Data excerpt

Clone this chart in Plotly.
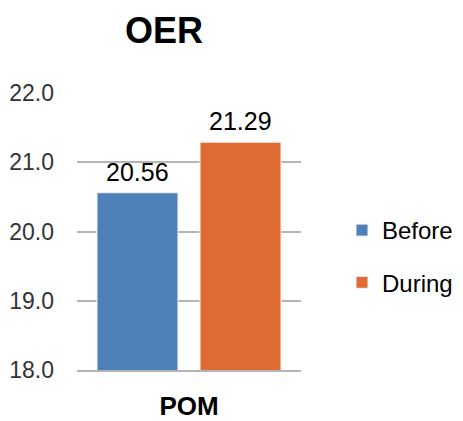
import plotly.graph_objects as go

categories = ["POM"]
series_names = ["Before", "During"]
before_values = [20.56]
during_values = [21.29]
y_ticks = [18.0, 19.0, 20.0, 21.0, 22.0]
colors = ["#4E80BA", "#DF6B35"]

# The page body adds an 8px offset; figure laid out in its own coordinates.
W, H = 455, 413

fig = go.Figure()
series = [("Before", before_values, colors[0], "a", -51.5),
          ("During", during_values, colors[1], "b", 51.5)]
for name, vals, col, grp, shift in series:
    fig.add_trace(go.Bar(
        x=categories, y=vals, name=name, legendgroup=grp,
        marker=dict(color=col, line=dict(color="#F4F4F4", width=1)),
    ))
    for c, v in zip(categories, vals):
        fig.add_annotation(x=c, y=v, text=f"{v:.2f}", showarrow=False,
                           xshift=shift, yshift=5, yanchor="bottom",
                           font=dict(family="Liberation Sans, Arial", size=25, color="#000000"))

fig.update_layout(
    template="none",
    width=W, height=H,
    margin=dict(l=69, r=W-293, t=85, b=H-362, autoexpand=False),
    paper_bgcolor="white", plot_bgcolor="white",
    barmode="group", bargap=0.08, bargroupgap=0.214,
    font=dict(family="Liberation Sans, Arial", color="#000000"),
    title=dict(text="<b>OER</b>", font=dict(size=36, color="#000000"),
               xref="container", yref="container", x=156/W, xanchor="center",
               y=1-22.5/H, yanchor="middle"),
    legend=dict(xref="container", yref="container", x=334/W, xanchor="left",
                y=1-248.5/H, yanchor="middle", borderwidth=0,
                font=dict(size=24, color="#000000"), tracegroupgap=18,
                bgcolor="rgba(0,0,0,0)"),
    showlegend=True,
)
fig.update_yaxes(range=[18, 22], tickvals=y_ticks, ticktext=[f"{v:.1f}" for v in y_ticks],
                 showgrid=True, gridcolor="#B5B5B5", gridwidth=2, zeroline=False,
                 showline=False, ticks="", ticklabelstandoff=22, automargin=False,
                 tickfont=dict(size=23, color="#333333"))
fig.update_xaxes(showline=True, linecolor="#B5B5B5", linewidth=2, ticks="", showgrid=False,
                 tickfont=dict(size=26, color="#000000"), ticklabelstandoff=12,
                 automargin=False, tickprefix="<b>", ticksuffix="</b>")

fig.write_html("out.html")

Given task
Repeat the lines exactly as they stand, from the opening line of the data through the line with "W, H = 455, 413". Pictures stay out of the copy.

Exercise answer
Clone this chart in Plotly.
import plotly.graph_objects as go

categories = ["POM"]
series_names = ["Before", "During"]
before_values = [20.56]
during_values = [21.29]
y_ticks = [18.0, 19.0, 20.0, 21.0, 22.0]
colors = ["#4E80BA", "#DF6B35"]

# The page body adds an 8px offset; figure laid out in its own coordinates.
W, H = 455, 413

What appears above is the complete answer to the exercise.